Source excerpt.

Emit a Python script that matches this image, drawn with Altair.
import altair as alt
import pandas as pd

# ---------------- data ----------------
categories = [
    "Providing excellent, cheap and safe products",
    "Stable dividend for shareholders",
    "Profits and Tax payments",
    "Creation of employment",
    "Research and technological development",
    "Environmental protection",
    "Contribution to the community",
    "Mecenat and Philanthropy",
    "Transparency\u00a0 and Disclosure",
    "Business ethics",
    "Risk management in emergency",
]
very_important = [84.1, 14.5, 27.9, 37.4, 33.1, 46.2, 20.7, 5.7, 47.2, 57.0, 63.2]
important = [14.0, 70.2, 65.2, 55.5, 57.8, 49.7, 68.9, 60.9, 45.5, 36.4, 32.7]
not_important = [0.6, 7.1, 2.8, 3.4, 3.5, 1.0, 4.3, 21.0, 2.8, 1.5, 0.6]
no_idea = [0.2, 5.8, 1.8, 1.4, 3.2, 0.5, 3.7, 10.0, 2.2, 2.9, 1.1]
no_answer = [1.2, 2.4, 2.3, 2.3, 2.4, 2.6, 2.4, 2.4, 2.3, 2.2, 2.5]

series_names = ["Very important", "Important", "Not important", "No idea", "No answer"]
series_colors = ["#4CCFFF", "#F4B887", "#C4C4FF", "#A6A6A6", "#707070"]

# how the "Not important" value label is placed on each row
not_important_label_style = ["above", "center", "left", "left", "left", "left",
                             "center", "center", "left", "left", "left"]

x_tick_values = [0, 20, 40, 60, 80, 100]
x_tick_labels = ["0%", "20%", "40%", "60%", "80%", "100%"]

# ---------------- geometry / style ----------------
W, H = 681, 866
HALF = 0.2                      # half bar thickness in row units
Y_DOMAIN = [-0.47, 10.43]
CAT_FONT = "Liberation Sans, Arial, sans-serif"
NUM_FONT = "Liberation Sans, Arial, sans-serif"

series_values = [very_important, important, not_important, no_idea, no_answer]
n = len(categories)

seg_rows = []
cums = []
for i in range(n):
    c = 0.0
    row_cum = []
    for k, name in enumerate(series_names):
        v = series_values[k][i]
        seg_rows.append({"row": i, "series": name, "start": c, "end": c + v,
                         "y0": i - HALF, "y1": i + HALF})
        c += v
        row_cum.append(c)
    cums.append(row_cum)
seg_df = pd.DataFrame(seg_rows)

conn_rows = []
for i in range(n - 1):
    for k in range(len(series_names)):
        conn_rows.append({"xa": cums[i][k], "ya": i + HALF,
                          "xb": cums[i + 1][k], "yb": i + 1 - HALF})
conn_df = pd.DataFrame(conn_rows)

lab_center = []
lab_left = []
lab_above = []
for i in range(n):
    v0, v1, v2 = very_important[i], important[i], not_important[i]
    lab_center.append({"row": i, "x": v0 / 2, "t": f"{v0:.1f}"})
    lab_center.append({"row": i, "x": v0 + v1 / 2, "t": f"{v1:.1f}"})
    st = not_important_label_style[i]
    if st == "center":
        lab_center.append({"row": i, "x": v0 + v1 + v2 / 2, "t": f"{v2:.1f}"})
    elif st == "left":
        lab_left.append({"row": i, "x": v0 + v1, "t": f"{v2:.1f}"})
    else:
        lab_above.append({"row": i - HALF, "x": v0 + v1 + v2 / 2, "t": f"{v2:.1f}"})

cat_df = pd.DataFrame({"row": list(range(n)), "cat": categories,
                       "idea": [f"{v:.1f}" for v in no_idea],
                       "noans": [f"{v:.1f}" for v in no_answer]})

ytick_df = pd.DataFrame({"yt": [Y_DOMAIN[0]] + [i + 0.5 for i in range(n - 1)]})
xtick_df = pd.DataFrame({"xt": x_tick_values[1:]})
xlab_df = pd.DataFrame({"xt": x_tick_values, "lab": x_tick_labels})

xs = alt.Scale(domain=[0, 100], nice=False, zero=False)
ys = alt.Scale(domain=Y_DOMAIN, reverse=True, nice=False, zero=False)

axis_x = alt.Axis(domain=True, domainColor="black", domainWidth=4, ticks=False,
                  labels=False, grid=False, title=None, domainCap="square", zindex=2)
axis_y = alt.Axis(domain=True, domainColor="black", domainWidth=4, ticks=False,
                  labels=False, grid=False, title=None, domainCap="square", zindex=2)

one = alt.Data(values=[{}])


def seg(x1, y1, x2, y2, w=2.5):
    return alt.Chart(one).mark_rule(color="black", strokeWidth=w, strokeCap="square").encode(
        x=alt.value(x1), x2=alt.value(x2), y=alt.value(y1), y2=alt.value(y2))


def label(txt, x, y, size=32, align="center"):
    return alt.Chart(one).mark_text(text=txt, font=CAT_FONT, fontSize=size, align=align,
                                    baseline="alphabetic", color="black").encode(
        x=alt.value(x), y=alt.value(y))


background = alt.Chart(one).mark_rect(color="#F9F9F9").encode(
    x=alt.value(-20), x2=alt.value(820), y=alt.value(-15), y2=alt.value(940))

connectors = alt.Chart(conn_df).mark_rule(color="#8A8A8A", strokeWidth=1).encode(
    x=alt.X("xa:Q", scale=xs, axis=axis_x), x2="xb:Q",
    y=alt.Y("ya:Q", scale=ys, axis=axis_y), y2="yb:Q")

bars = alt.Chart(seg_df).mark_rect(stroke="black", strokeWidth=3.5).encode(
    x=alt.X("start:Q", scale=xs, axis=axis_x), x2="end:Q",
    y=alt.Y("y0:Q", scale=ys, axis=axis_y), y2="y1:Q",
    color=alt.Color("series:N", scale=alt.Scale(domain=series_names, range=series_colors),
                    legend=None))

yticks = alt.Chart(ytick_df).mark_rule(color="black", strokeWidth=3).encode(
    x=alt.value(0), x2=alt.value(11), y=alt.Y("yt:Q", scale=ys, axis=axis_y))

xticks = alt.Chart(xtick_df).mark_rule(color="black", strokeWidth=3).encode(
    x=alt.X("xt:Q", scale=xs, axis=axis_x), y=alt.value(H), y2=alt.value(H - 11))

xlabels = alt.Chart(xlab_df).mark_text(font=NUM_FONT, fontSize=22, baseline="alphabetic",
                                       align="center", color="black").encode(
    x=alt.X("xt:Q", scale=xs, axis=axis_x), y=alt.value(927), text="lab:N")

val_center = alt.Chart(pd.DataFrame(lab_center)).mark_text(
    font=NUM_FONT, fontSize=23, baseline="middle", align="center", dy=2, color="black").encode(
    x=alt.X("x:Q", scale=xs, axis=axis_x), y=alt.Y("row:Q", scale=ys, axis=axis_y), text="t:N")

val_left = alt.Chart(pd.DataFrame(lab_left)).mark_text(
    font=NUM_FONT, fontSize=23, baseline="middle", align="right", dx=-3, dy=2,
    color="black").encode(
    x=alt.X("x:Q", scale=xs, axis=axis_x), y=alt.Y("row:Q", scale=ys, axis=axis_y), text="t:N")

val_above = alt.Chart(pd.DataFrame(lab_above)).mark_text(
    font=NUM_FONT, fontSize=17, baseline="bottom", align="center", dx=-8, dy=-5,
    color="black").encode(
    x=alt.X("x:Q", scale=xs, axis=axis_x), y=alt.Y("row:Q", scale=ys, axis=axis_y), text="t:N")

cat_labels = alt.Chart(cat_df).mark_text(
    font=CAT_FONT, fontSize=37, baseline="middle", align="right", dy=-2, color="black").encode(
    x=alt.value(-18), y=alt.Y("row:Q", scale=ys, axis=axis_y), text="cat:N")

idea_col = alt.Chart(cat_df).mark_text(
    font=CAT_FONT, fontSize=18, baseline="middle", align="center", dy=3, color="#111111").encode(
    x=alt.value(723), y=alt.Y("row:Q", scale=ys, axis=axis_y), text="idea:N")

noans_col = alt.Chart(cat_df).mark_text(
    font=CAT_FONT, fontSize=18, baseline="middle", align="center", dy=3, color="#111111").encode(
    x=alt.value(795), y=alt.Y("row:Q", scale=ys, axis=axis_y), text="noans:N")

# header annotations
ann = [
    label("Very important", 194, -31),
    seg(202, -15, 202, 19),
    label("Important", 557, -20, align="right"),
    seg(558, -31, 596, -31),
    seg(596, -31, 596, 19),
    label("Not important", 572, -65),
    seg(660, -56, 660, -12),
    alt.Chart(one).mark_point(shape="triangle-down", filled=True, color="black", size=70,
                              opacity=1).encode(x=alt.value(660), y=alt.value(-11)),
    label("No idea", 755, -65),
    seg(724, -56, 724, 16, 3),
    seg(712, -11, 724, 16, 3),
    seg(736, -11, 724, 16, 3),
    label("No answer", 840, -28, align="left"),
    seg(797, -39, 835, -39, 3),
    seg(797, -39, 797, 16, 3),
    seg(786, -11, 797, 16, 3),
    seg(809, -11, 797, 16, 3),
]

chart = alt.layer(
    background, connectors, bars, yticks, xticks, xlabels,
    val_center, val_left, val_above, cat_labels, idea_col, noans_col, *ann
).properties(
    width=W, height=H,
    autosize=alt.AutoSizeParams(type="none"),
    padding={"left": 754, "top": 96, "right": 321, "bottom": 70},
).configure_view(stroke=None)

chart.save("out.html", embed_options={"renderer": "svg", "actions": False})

Written request. Beginning at the top of the data, please return every line until and including the line containing "seg_df = pd.DataFrame(seg_rows)", copied exactly, and nothing past it.

Result for this task.
Emit a Python script that matches this image, drawn with Altair.
import altair as alt
import pandas as pd

# ---------------- data ----------------
categories = [
    "Providing excellent, cheap and safe products",
    "Stable dividend for shareholders",
    "Profits and Tax payments",
    "Creation of employment",
    "Research and technological development",
    "Environmental protection",
    "Contribution to the community",
    "Mecenat and Philanthropy",
    "Transparency\u00a0 and Disclosure",
    "Business ethics",
    "Risk management in emergency",
]
very_important = [84.1, 14.5, 27.9, 37.4, 33.1, 46.2, 20.7, 5.7, 47.2, 57.0, 63.2]
important = [14.0, 70.2, 65.2, 55.5, 57.8, 49.7, 68.9, 60.9, 45.5, 36.4, 32.7]
not_important = [0.6, 7.1, 2.8, 3.4, 3.5, 1.0, 4.3, 21.0, 2.8, 1.5, 0.6]
no_idea = [0.2, 5.8, 1.8, 1.4, 3.2, 0.5, 3.7, 10.0, 2.2, 2.9, 1.1]
no_answer = [1.2, 2.4, 2.3, 2.3, 2.4, 2.6, 2.4, 2.4, 2.3, 2.2, 2.5]

series_names = ["Very important", "Important", "Not important", "No idea", "No answer"]
series_colors = ["#4CCFFF", "#F4B887", "#C4C4FF", "#A6A6A6", "#707070"]

# how the "Not important" value label is placed on each row
not_important_label_style = ["above", "center", "left", "left", "left", "left",
                             "center", "center", "left", "left", "left"]

x_tick_values = [0, 20, 40, 60, 80, 100]
x_tick_labels = ["0%", "20%", "40%", "60%", "80%", "100%"]

# ---------------- geometry / style ----------------
W, H = 681, 866
HALF = 0.2                      # half bar thickness in row units
Y_DOMAIN = [-0.47, 10.43]
CAT_FONT = "Liberation Sans, Arial, sans-serif"
NUM_FONT = "Liberation Sans, Arial, sans-serif"

series_values = [very_important, important, not_important, no_idea, no_answer]
n = len(categories)

seg_rows = []
cums = []
for i in range(n):
    c = 0.0
    row_cum = []
    for k, name in enumerate(series_names):
        v = series_values[k][i]
        seg_rows.append({"row": i, "series": name, "start": c, "end": c + v,
                         "y0": i - HALF, "y1": i + HALF})
        c += v
        row_cum.append(c)
    cums.append(row_cum)
seg_df = pd.DataFrame(seg_rows)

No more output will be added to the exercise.